A syncopating sequence dives straight into 'Arabella's Trident'. There's an air of playful optimism here, as counterpoint patterns vie with Minimoog leads both high and low in register. A chugging beat slowly develops as trademark pitch-bent leads fill the soundstage further. Unexpectedly the track takes a brief pause, before it starts to reconstruct. The complexity increases and the virtuosity of the lead melodies becomes ever more beguiling before another breather heralds the last third of the track. I love the low-down Minimoog notes, it brings back memories of Wakeman's Moogs blowing my dad's speakers when I was into acne.

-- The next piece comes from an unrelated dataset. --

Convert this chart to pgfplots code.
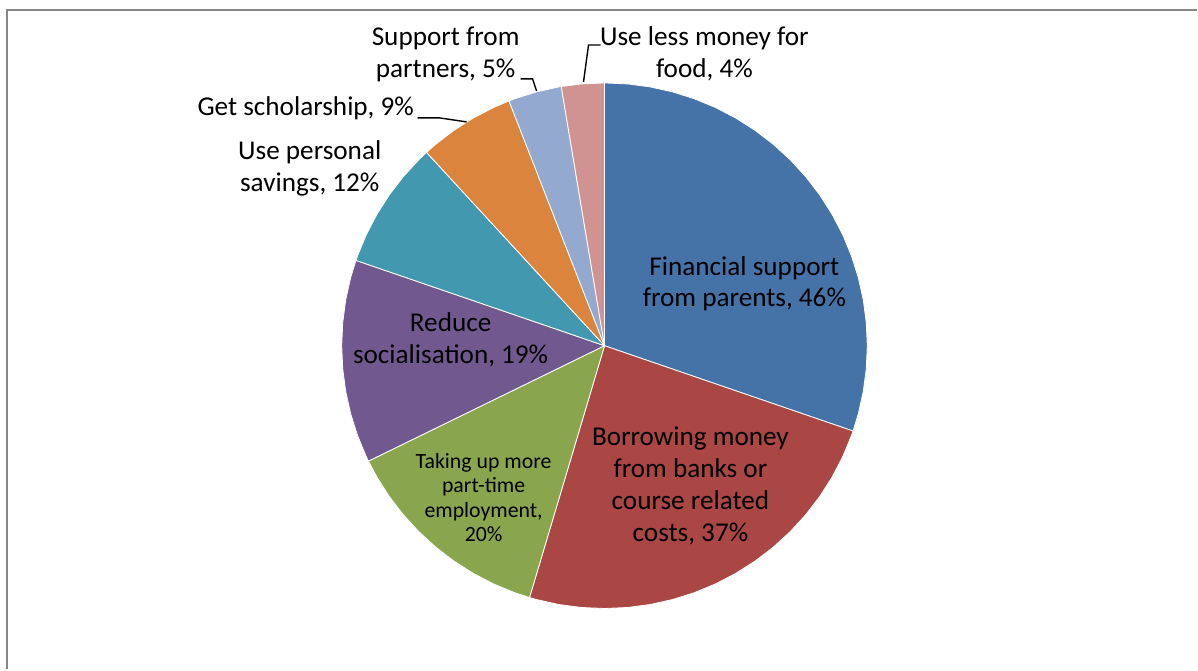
\documentclass[border=0pt]{standalone}
\usepackage{pgfplots}
\pgfplotsset{compat=1.18}
\usepackage{fontspec}
\setmainfont{Carlito}

\definecolor{cFin}{HTML}{4572A7}
\definecolor{cBor}{HTML}{AA4643}
\definecolor{cTak}{HTML}{89A54E}
\definecolor{cRed}{HTML}{71588F}
\definecolor{cSav}{HTML}{4198AF}
\definecolor{cSch}{HTML}{DB843D}
\definecolor{cPar}{HTML}{93A9CF}
\definecolor{cFoo}{HTML}{D19392}
\definecolor{frame}{HTML}{868686}

\begin{document}
\begin{tikzpicture}
% shares: 46, 37, 20, 19, 12, 9, 5, 4 (total 152), clockwise from the top
% wedge angles = share/152*360, radius 263 (axis units = pixels)
\begin{axis}[
    x=0.5pt, y=0.5pt,
    xmin=-605, xmax=593, ymin=-324, ymax=346,
    enlargelimits=false,
    hide axis,
    clip=false,
    every axis plot/.append style={draw=white, line width=0.4pt},
]
% keep the whole chart area in the picture
\path (axis cs:-605,-324) rectangle (axis cs:593,346);

% Financial support from parents, 46%
\addplot[fill=cFin, data cs=polar] coordinates {
    (0,0) (90,263) (85,263) (80,263) (75,263) (70,263) (65,263) (60,263)
    (55,263) (50,263) (45,263) (40,263) (35,263) (30,263) (25,263) (20,263)
    (15,263) (10,263) (5,263) (0,263) (-5,263) (-10,263) (-15,263)
    (-18.947,263) (0,0)
};
% Borrowing money, 37%
\addplot[fill=cBor, data cs=polar] coordinates {
    (0,0) (-18.947,263) (-20,263) (-25,263) (-30,263) (-35,263) (-40,263)
    (-45,263) (-50,263) (-55,263) (-60,263) (-65,263) (-70,263) (-75,263)
    (-80,263) (-85,263) (-90,263) (-95,263) (-100,263) (-105,263)
    (-106.579,263) (0,0)
};
% Taking up more part-time employment, 20%
\addplot[fill=cTak, data cs=polar] coordinates {
    (0,0) (-106.579,263) (-110,263) (-115,263) (-120,263) (-125,263)
    (-130,263) (-135,263) (-140,263) (-145,263) (-150,263)
    (-153.947,263) (0,0)
};
% Reduce socialisation, 19%
\addplot[fill=cRed, data cs=polar] coordinates {
    (0,0) (-153.947,263) (-155,263) (-160,263) (-165,263) (-170,263)
    (-175,263) (-180,263) (-185,263) (-190,263) (-195,263)
    (-198.947,263) (0,0)
};
% Use personal savings, 12%
\addplot[fill=cSav, data cs=polar] coordinates {
    (0,0) (-198.947,263) (-200,263) (-205,263) (-210,263) (-215,263)
    (-220,263) (-225,263) (-227.368,263) (0,0)
};
% Get scholarship, 9%
\addplot[fill=cSch, data cs=polar] coordinates {
    (0,0) (-227.368,263) (-230,263) (-235,263) (-240,263) (-245,263)
    (-248.684,263) (0,0)
};
% Support from partners, 5%
\addplot[fill=cPar, data cs=polar] coordinates {
    (0,0) (-248.684,263) (-250,263) (-255,263) (-260,263)
    (-260.526,263) (0,0)
};
% Use less money for food, 4%
\addplot[fill=cFoo, data cs=polar] coordinates {
    (0,0) (-260.526,263) (-265,263) (-270,263) (0,0)
};

% leader lines
\addplot[draw=black, line width=0.7pt] coordinates {(-187,228) (-165,228) (-138,224)};
\addplot[draw=black, line width=0.7pt] coordinates {(-84,267) (-72,267) (-68,255)};
\addplot[draw=black, line width=0.7pt] coordinates {(-4,301) (-16,301) (-21,264)};

% chart area frame
\addplot[draw=frame, line width=1pt] coordinates {(-597.5,-324) (-597.5,335.5) (593,335.5)};

% labels
\begin{scope}[every node/.style={align=center, text=black, inner sep=0pt,
        font=\fontsize{13.6}{16}\selectfont}]
\node at (axis cs:140,62) {Financial support\\from parents, 46\%};
\node at (axis cs:86,-140) {Borrowing money\\from banks or\\course related\\costs, 37\%};
\node[font=\fontsize{10.9}{12.2}\selectfont] at (axis cs:-121,-152) {Taking up more\\part-time\\employment,\\20\%};
\node at (axis cs:-154,6) {Reduce\\socialisation, 19\%};
\node at (axis cs:-295,177) {Use personal\\savings, 12\%};
\node at (axis cs:-299,238) {Get scholarship, 9\%};
\node at (axis cs:-159,292) {Support from\\partners, 5\%};
\node at (axis cs:100,292) {Use less money for\\food, 4\%};
\end{scope}
\end{axis}
\end{tikzpicture}
\end{document}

'The Last Words of the Prophet' is next. A moodier opening, mellotron detail and classic oscillating effect put this listener into an instant comfort zone. This is fine synth-smithing and the opening 4 or 5 minutes pass in a flash. The mood if anything becomes more dense and discordant as the track progresses. Beautiful sounds, and the mellotron detail is sumptuous. Light starts to emerge just before the midpoint as a subtle sequence, very much sympathetic to the opener, emerges and the track continues to impress with light and shade. Those who want fast food will perhaps find it heavy going though. This is food for thought and needs time and consideration. Touches of Vangelis emerge in the closing handful of minutes as the track takes a more optimistic turn as the sun fully breaks through. It's very cinematic, to coin a well-used phrase.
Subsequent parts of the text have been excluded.